Così i detenuti sono passati alle vie di fatto: in venti, tramite l’avvocato Alessandro Stomeo, hanno inoltrato una richiesta di risarcimento al Tribunale di Sorveglianza del capoluogo salentino. Seicento euro per ogni mese trascorso all’interno della struttura in un’azione che se avesse successo vorrebbe solo dire che lo Stato, da garante dei diritti umani, passerebbe ad essere invece accusato di vessare chi si trova dietro le sbarre in spregio alla Convenzione europea dei diritti dell’uomo. Il presule leccese non si arrende e appena c’è l’occasione non esita a far sentire come la pensa: nel messaggio dello scorso 24 agosto ha esortato i fedeli ad adempiere ad una delle opere di misericordia cristiane, cioè portare conforto ai carcerati: “Non può essere un sistema riabilitante ciò che invece abbrutisce. Così come è messo, Borgo San Nicola svilisce la dignità dell’uomo. Il cristiano, che crede ad un Amore che non conosce distinzioni di sorta, non può non far sentire il proprio dissenso. Io l’ho fatto perché credo in quella Parola, ma la Parola non si annunzia soltanto, si vive”. 

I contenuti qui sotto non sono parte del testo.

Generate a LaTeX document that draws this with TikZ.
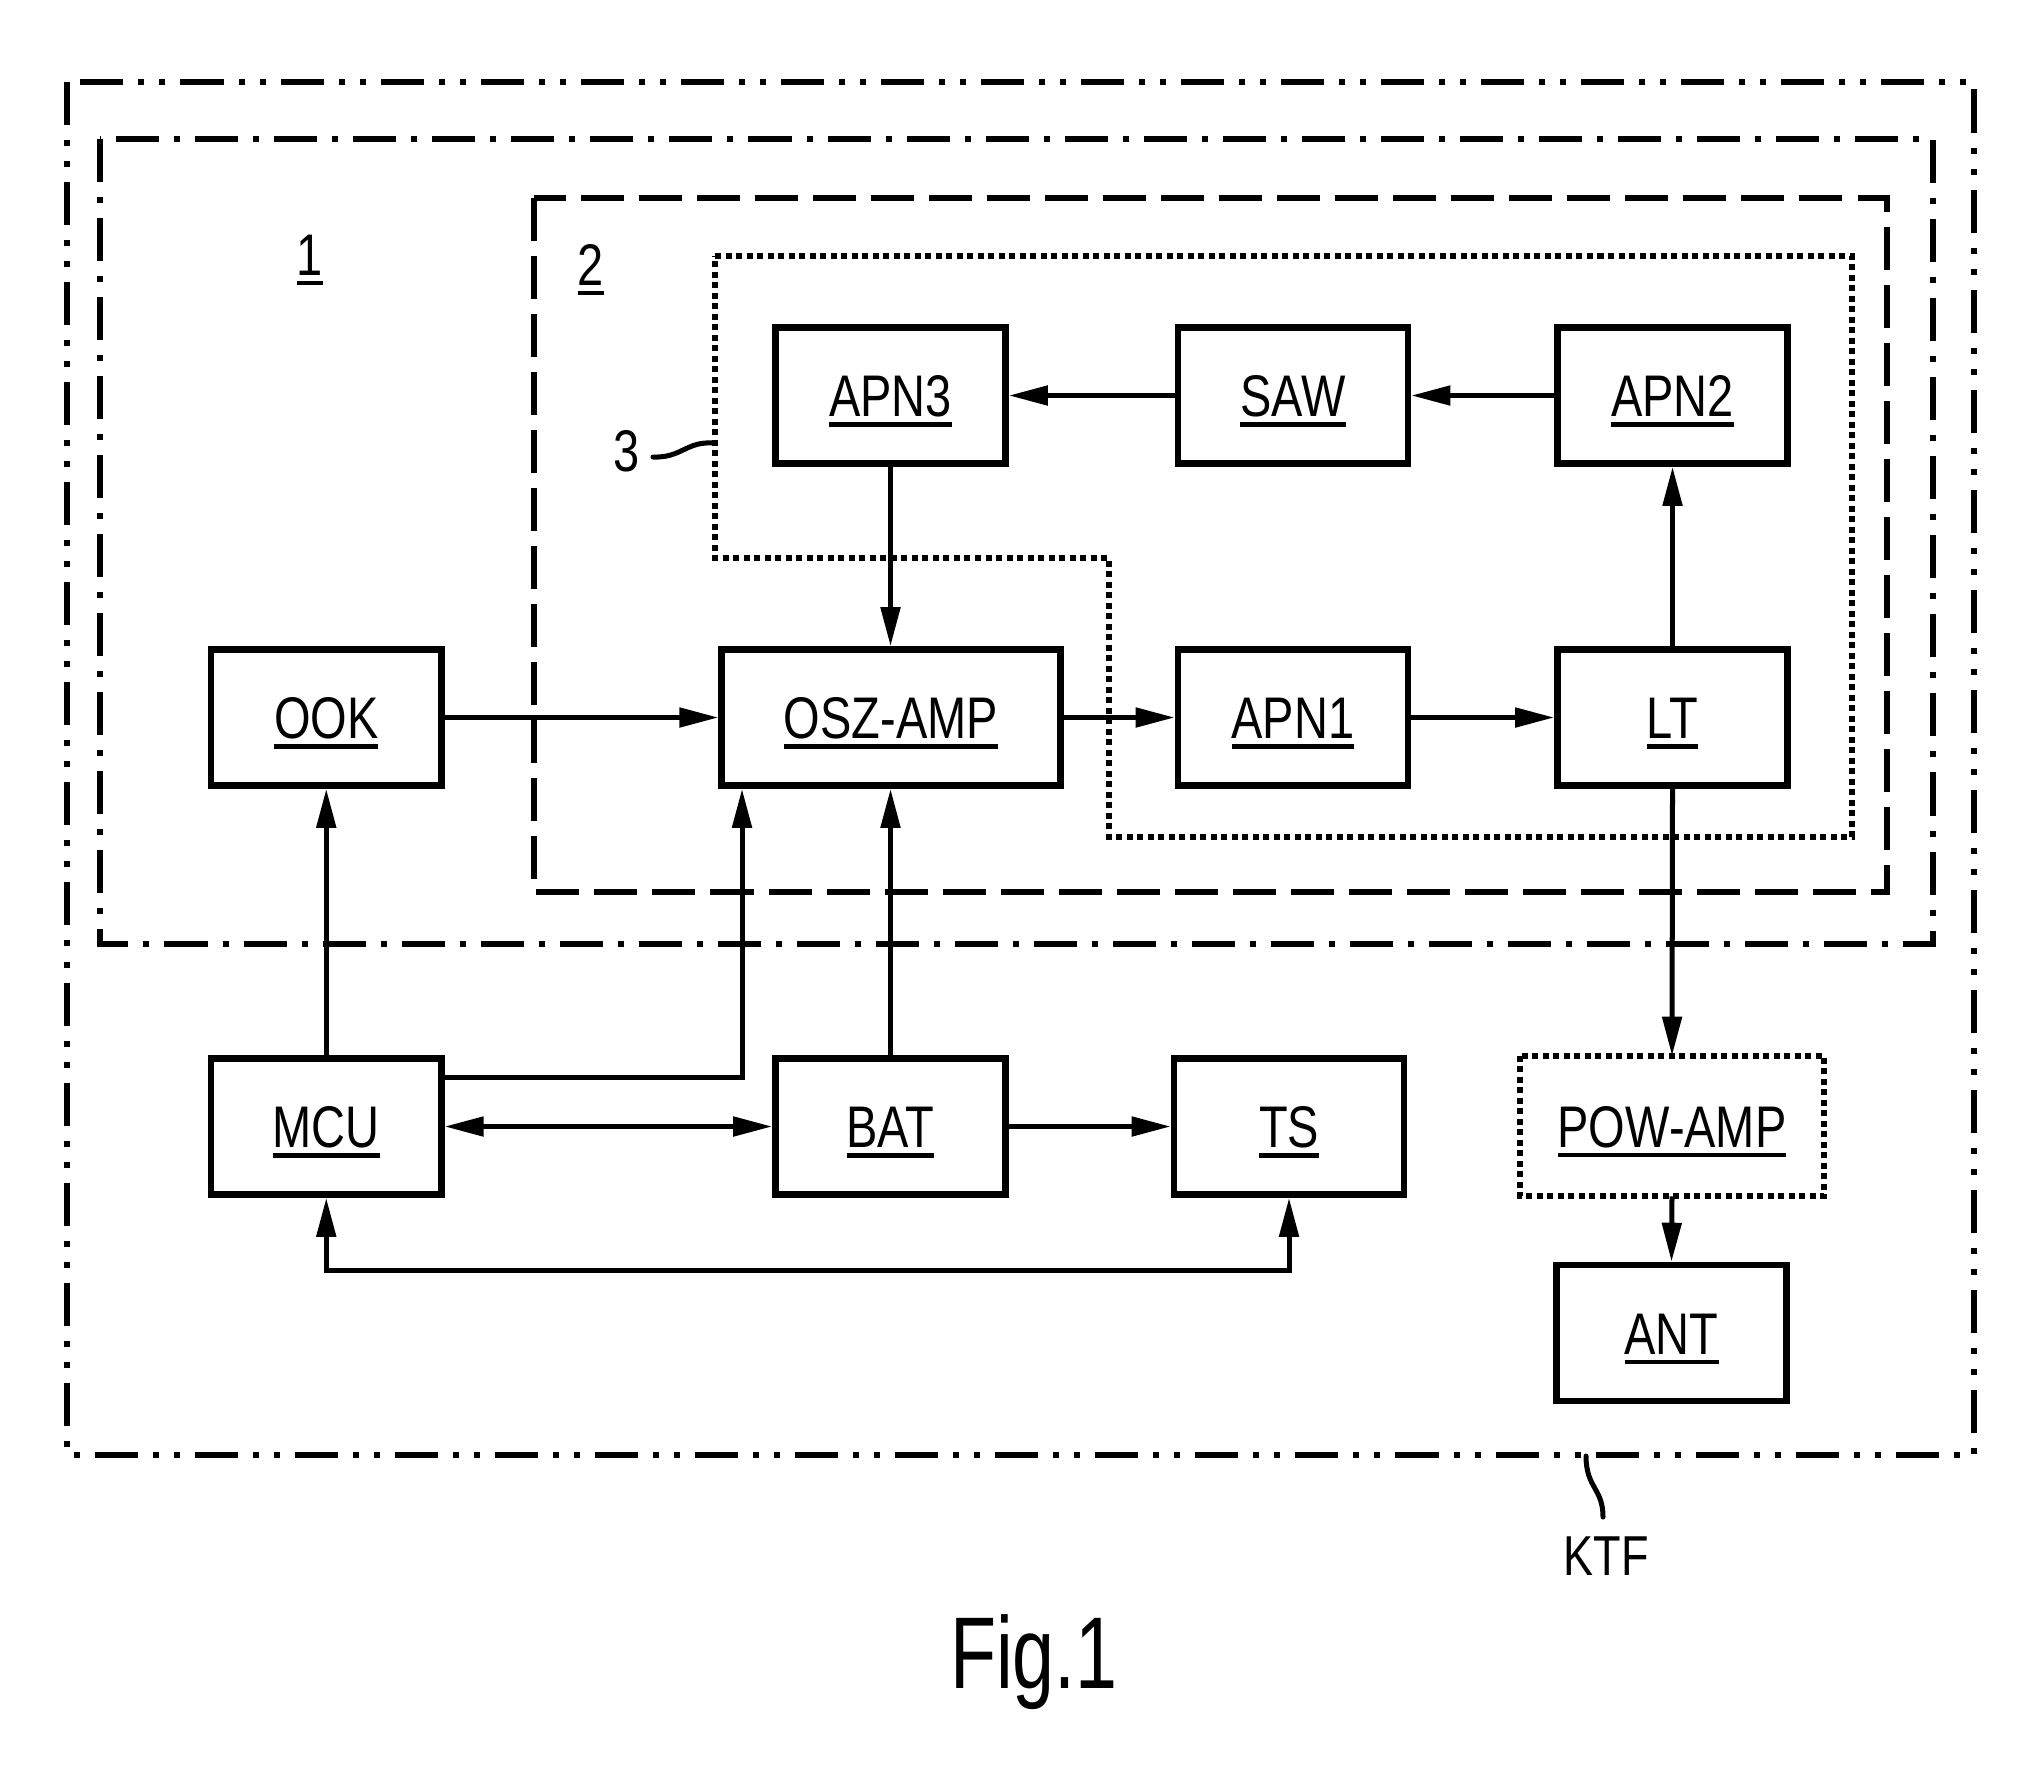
\documentclass[tikz,border=0pt]{standalone}
\usepackage{fontspec}
\setmainfont{Liberation Sans}[FakeStretch=0.8]
\newfontfamily\figfont{Liberation Sans}[FakeStretch=0.74]
\usetikzlibrary{arrows.meta}
\newsavebox\ulbx
\newcommand\ulab[1]{\sbox\ulbx{#1}\rlap{\rule[-0.1025cm]{\wd\ulbx}{0.045cm}}\usebox\ulbx}
\newcommand\lblfont{\fontsize{16.7pt}{20pt}\selectfont}
\tikzset{
  blk/.style={draw, line width=0.065cm, minimum width=2.30cm, minimum height=1.36cm,
    inner sep=0pt, text height=0.42cm, text depth=0pt, font=\lblfont},
  arr/.style={line width=0.05cm, -{Triangle[length=0.39cm,width=0.19cm]}},
  darr/.style={line width=0.05cm, {Triangle[length=0.39cm,width=0.19cm]}-{Triangle[length=0.39cm,width=0.19cm]}},
  ktfframe/.style={line width=0.062cm, dash pattern=on 0.43cm off 0.15cm on 0.06cm off 0.15cm on 0.06cm off 0.15cm},
  oneframe/.style={line width=0.062cm, dash pattern=on 0.43cm off 0.15cm on 0.06cm off 0.15cm},
  twoframe/.style={line width=0.062cm, dash pattern=on 0.43cm off 0.15cm},
  dotframe/.style={line width=0.062cm, dash pattern=on 0.06cm off 0.045cm},
  reflbl/.style={font=\lblfont, inner sep=0pt, anchor=base},
  leader/.style={line width=0.05cm, line cap=round}
}
\begin{document}
\begin{tikzpicture}[x=0.01cm, y=-0.01cm]
\useasboundingbox[fill=white] (0,0) rectangle (2034,1781);

% frames
\draw[ktfframe] (67,82) rectangle (1974,1455);
\draw[oneframe] (100,139) rectangle (1933,944);
\draw[twoframe] (534,198) rectangle (1887,892);
\draw[dotframe] (715,256) -- (1852,256) -- (1852,837) -- (1109,837) -- (1109,558) -- (715,558) -- cycle;

% labels of frames
\node[reflbl] (l1) at (310,275) {\ulab{1}};
\node[reflbl] (l2) at (591,285) {\ulab{2}};
\node[reflbl] (l3) at (627,471) {3};
\draw[leader] (653,457) .. controls (682,458) and (686,441) .. (714,443);
\node[reflbl, font=\fontsize{16pt}{19pt}\selectfont] (ktf) at (1606,1575) {KTF};
\draw[leader] (1586,1456) .. controls (1586,1488) and (1603,1488) .. (1603,1517);
\node[reflbl, font=\figfont\fontsize{29pt}{34pt}\selectfont] (fig) at (1034,1688) {Fig.1};

% blocks
\node[blk] (apn3) at (890.5,395.5) {\ulab{APN3}};
\node[blk] (saw) at (1293,395.5) {\ulab{SAW}};
\node[blk] (apn2) at (1672.5,395.5) {\ulab{APN2}};
\node[blk] (ook) at (326.25,717.5) {\ulab{OOK}};
\node[blk, minimum width=3.385cm] (osz) at (891,717.5) {\ulab{OSZ-AMP}};
\node[blk] (apn1) at (1293,717.5) {\ulab{APN1}};
\node[blk] (lt) at (1672.5,717.5) {\ulab{LT}};
\node[blk] (mcu) at (326.25,1126.5) {\ulab{MCU}};
\node[blk] (bat) at (890.5,1126.5) {\ulab{BAT}};
\node[blk] (ts) at (1289,1126.5) {\ulab{TS}};
\node[blk, draw=none, minimum width=2.98cm, minimum height=1.34cm] (pow) at (1672,1126) {\ulab{POW-AMP}};
\draw[dotframe] (pow.north west) rectangle (pow.south east);
\node[blk] (ant) at (1671.5,1333) {\ulab{ANT}};

% connectors
\draw[arr] (saw) -- (apn3);
\draw[arr] (apn2) -- (saw);
\draw[arr] (lt) -- (apn2);
\draw[arr] (apn3.south) -- (apn3.south |- osz.north);
\draw[arr] (ook) -- (osz);
\draw[arr] (osz) -- (apn1);
\draw[arr] (apn1) -- (lt);
\draw[arr] (lt.south) -- (pow.north);
\draw[arr] (pow.south) -- (ant.north);
\draw[arr] (mcu) -- (ook);
\coordinate (mo) at (742,1077);
\draw[arr] (mcu.east |- mo) -- (mo) -- (mo |- osz.south);
\draw[arr] (bat.north) -- (bat.north |- osz.south);
\draw[darr] (mcu) -- (bat);
\draw[arr] (bat) -- (ts);
\coordinate (lb) at (326.25,1270);
\draw[darr] (mcu.south) -- (lb) -| (ts.south);
\end{tikzpicture}
\end{document}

Il sovraffollamento del carcere non è dato soltanto dal numero dei detenuti ma anche dagli spazi vitali che sono ridotti al minimo: una cella è grande 11,5 metri quadrati e dovrebbe ospitare una persona, mentre a Borgo San Nicola sono tre i detenuti sotto lo stesso tetto che trascorrono in uno spazio davvero angusto almeno 20 ore della giornata. Ma anche chi ha il compito di sorveglianza nel carcere di Borgo San Nicola non se la passa affatto bene: manca il personale di Polizia Penitenziaria (120 unità, secondo fonti sindacali), gli stessi che hanno in mente di portare all’attenzione dell’opinione pubblica quanto succede nel penitenziario attraverso una protesta clamorosa, cioè ricostruire in dimensioni naturali due celle del carcere in Piazza Sant’Oronzo. Monsignor D’ambrosio ha parole di conforto anche per questi lavoratori: “Sono uomini come noi e vivono spesso nel disagio di dover far fronte a situazioni estreme che essi stessi rifiutano. Sono penalizzati per troppe cose: per i turni di lavoro, perché sono impari nel numero rispetto alle reali necessità, perché molte volte devono dichiarare la propria impotenza a fare qualcosa che umanamente vorrebbero fare. Bisogna dare atto a questa gente del lavoro che fanno: quanti suicidi sono stati sventati nel nostro carcere, per il soccorso, la prontezza e l’attenzione degli agenti penitenziari!”.